> Task data:
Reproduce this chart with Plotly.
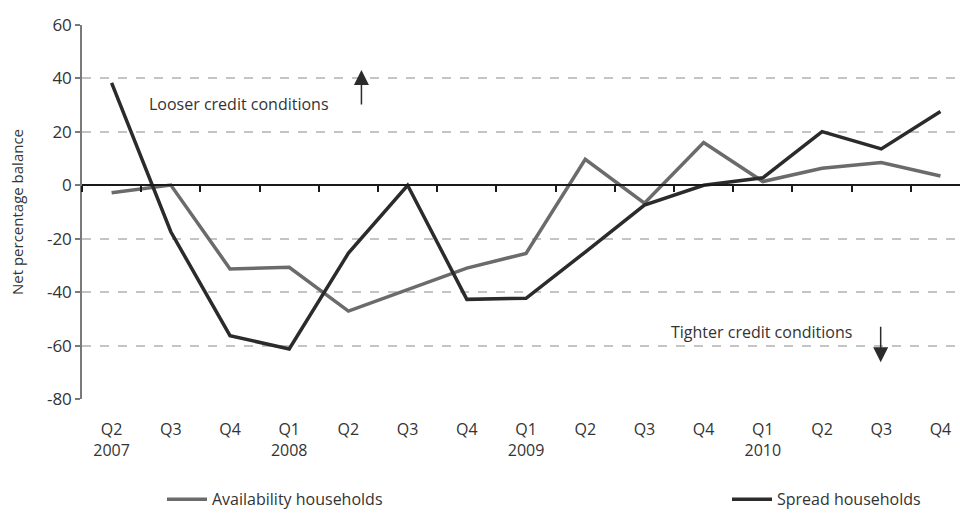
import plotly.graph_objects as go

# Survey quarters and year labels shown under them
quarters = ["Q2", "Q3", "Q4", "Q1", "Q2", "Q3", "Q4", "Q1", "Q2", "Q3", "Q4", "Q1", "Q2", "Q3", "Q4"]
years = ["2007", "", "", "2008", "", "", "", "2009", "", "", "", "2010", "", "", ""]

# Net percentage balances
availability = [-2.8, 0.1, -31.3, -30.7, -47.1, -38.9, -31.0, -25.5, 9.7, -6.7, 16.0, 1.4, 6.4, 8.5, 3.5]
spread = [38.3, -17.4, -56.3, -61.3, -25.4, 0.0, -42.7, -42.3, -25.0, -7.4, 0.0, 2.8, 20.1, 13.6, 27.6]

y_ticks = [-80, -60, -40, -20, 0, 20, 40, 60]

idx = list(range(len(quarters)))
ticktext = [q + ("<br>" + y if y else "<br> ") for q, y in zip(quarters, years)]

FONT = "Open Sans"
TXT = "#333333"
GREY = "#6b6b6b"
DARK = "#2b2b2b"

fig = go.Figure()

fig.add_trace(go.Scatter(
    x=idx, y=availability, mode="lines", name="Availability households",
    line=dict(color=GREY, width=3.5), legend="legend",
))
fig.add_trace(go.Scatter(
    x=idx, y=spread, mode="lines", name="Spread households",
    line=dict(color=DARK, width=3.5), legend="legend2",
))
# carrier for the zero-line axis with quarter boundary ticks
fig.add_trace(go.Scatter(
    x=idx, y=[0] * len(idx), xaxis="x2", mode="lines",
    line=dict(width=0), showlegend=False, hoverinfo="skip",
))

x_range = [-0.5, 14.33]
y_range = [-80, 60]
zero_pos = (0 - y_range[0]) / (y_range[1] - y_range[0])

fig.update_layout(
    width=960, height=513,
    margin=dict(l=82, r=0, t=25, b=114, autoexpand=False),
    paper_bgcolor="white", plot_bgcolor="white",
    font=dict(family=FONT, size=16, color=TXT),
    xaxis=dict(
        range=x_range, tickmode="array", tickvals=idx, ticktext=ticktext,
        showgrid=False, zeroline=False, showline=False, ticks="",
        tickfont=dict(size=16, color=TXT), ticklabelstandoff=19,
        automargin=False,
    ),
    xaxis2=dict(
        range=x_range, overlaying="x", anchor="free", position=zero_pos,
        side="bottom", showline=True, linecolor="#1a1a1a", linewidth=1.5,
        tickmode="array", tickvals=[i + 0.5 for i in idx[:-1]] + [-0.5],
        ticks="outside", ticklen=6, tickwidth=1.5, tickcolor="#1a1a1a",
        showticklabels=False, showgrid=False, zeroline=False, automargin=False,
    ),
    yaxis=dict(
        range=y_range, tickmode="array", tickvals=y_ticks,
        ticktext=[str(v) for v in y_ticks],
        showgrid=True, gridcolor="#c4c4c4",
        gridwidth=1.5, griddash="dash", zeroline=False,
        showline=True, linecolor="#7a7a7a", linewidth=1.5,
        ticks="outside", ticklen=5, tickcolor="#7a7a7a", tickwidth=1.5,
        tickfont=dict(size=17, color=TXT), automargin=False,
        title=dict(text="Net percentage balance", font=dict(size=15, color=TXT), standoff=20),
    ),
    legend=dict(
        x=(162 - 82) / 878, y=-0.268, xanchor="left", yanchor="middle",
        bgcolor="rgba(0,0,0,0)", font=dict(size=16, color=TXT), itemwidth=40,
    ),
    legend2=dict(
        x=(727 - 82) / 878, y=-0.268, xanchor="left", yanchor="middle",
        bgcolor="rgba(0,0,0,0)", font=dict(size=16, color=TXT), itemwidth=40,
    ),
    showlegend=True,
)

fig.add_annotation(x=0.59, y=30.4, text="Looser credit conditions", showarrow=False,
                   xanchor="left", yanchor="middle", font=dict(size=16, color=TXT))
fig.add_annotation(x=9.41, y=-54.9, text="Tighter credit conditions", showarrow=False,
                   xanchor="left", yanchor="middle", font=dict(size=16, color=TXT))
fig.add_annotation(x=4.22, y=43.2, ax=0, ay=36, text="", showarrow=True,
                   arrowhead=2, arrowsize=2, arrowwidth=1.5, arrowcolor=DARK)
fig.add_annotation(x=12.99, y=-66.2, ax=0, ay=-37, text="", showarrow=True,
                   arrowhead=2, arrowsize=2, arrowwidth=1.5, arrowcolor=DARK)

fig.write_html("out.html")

...

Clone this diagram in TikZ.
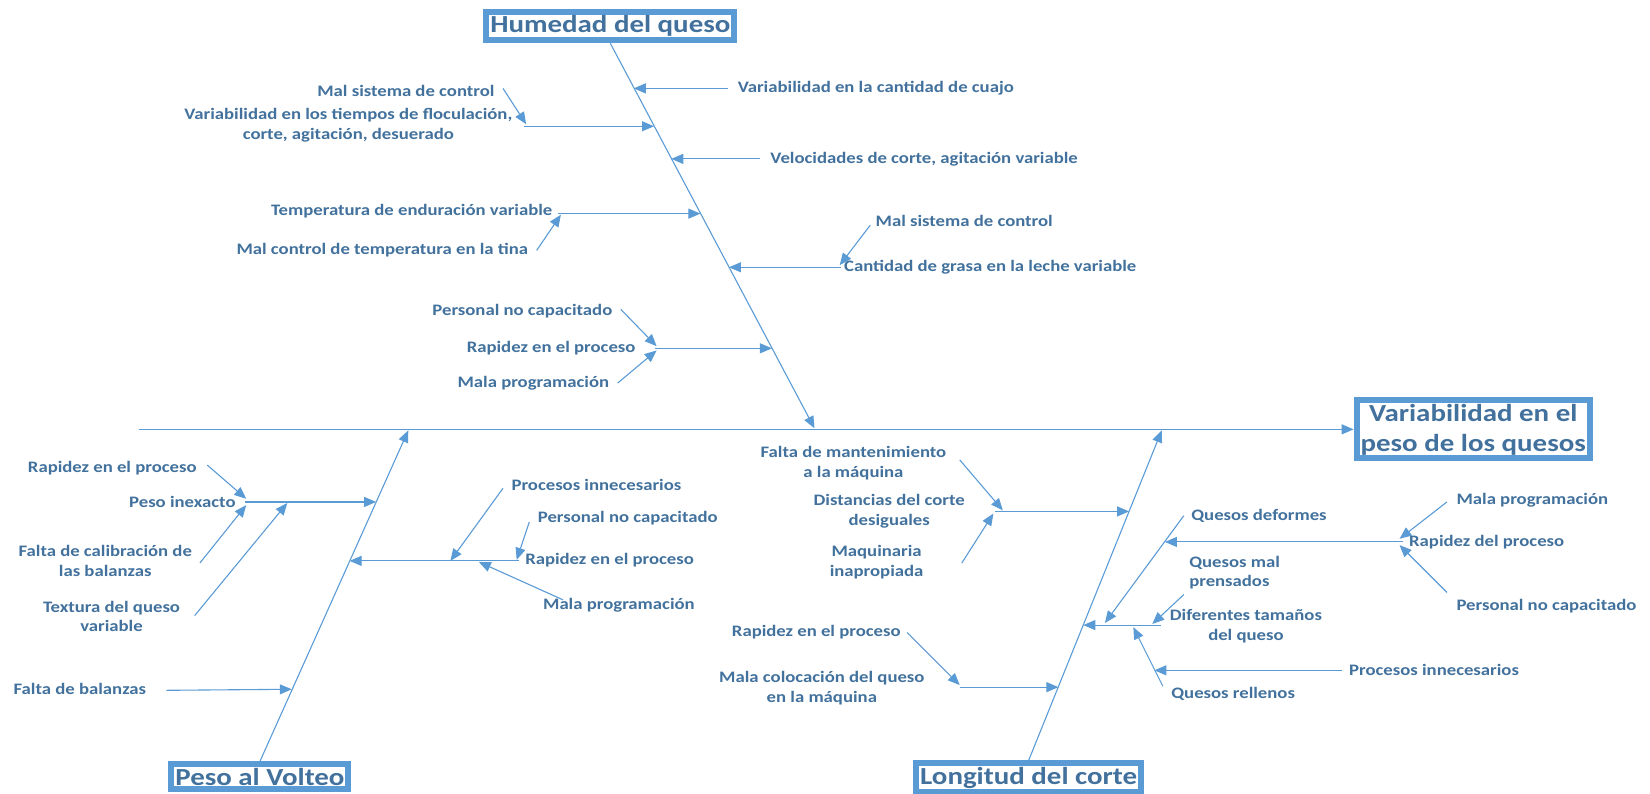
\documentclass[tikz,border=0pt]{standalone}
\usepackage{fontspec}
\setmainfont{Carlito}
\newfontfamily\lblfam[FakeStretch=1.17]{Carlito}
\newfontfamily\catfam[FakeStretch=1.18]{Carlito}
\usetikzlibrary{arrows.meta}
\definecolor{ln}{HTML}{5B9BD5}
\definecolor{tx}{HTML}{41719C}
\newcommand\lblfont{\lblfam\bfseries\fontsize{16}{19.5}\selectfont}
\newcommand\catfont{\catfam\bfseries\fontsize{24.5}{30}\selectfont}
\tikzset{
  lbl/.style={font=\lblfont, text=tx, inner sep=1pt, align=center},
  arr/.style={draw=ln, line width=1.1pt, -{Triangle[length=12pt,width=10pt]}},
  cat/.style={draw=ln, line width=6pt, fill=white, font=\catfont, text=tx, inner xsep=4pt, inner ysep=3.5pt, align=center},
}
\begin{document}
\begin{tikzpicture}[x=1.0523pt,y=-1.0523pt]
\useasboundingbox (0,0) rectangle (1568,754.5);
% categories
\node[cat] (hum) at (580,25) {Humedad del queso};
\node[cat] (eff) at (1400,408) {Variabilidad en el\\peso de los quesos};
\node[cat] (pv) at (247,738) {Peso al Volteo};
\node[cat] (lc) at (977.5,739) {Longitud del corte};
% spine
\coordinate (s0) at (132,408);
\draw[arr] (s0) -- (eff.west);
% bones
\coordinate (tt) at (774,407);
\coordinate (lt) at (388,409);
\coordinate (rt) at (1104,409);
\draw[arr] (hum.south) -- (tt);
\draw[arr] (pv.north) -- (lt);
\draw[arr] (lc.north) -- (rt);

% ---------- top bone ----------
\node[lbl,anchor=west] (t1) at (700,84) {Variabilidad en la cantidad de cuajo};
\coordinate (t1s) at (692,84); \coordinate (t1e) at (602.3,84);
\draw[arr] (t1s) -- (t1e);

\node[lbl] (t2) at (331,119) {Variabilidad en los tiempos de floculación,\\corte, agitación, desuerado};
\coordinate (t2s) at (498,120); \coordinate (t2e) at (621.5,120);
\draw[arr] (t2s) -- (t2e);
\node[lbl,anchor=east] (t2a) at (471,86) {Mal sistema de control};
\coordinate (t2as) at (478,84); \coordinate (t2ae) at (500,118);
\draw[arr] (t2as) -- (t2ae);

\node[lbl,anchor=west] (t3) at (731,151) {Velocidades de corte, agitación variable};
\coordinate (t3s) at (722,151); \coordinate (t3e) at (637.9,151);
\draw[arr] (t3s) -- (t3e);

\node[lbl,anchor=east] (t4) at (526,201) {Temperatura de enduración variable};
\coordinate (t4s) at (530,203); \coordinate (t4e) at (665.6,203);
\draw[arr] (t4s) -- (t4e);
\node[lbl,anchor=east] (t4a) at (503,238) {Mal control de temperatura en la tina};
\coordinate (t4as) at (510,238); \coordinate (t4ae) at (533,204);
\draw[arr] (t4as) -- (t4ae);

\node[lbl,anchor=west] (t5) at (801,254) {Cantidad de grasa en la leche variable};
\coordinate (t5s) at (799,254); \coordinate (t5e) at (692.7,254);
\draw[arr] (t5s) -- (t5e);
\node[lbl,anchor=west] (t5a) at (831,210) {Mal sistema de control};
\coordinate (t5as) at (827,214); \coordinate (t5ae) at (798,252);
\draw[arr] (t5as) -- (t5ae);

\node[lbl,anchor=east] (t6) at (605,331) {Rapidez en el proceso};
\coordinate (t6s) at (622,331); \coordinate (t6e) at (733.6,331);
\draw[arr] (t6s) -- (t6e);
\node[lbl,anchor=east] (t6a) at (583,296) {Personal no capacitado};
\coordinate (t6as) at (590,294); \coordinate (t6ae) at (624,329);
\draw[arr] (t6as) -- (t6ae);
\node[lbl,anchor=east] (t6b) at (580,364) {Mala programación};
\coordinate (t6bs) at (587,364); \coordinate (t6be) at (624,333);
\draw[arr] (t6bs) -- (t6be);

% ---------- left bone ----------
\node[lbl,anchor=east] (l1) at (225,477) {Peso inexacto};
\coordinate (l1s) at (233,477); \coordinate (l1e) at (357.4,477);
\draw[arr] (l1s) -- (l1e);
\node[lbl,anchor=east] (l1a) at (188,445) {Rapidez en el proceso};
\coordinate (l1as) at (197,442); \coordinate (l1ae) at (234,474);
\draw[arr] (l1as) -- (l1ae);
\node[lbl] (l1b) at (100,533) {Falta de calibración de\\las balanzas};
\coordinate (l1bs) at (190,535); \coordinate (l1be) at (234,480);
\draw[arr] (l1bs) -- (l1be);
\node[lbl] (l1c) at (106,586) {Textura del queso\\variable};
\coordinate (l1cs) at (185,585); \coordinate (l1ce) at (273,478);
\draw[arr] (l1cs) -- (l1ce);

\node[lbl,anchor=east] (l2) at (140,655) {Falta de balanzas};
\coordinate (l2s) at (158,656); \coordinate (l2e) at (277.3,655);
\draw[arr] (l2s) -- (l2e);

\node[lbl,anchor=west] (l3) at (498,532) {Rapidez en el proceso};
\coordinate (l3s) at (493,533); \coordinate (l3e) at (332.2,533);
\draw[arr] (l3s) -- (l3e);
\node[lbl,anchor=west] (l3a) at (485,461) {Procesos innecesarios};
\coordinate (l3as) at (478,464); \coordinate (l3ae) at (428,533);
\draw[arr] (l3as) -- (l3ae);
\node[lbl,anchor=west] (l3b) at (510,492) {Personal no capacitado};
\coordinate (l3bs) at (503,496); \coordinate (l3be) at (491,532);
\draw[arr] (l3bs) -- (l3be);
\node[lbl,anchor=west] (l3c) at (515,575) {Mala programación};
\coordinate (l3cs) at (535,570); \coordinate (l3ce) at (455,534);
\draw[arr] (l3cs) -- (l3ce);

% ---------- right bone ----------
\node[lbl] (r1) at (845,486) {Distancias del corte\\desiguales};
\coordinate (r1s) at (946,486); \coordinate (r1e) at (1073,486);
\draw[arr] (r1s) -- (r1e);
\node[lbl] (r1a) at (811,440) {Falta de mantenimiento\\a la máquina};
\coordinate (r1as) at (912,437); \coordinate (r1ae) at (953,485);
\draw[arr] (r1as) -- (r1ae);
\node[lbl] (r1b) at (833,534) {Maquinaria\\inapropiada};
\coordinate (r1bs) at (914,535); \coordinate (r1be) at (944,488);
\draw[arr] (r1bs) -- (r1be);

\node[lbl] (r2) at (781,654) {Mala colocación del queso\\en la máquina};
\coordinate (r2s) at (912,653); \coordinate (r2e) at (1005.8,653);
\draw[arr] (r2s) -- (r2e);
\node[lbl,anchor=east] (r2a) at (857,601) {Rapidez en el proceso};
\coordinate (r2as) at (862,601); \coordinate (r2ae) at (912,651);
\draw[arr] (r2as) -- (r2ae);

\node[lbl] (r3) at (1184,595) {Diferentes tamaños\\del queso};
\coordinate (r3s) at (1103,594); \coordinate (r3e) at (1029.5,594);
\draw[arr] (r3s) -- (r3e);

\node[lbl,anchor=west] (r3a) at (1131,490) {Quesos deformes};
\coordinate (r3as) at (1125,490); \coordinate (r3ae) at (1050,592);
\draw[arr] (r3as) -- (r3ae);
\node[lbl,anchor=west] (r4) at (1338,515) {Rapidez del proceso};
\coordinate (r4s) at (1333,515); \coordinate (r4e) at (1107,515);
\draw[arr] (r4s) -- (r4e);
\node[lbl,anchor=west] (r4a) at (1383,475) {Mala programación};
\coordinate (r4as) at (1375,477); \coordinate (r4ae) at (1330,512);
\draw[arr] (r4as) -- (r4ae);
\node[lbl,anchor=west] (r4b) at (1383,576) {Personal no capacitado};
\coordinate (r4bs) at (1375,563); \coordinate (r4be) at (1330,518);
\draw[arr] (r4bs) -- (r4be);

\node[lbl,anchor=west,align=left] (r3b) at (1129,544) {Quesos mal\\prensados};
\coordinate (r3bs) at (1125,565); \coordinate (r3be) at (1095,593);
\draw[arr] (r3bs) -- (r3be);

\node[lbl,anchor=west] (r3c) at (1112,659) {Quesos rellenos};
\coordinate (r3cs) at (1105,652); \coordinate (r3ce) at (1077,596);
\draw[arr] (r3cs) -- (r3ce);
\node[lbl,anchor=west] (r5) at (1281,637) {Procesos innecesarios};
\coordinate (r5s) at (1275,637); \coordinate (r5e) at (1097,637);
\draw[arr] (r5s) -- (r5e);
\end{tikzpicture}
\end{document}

> Task prompt:
Which lines hold the string "with"? List them all.

> Reply:
Reproduce this chart with Plotly.
# carrier for the zero-line axis with quarter boundary ticks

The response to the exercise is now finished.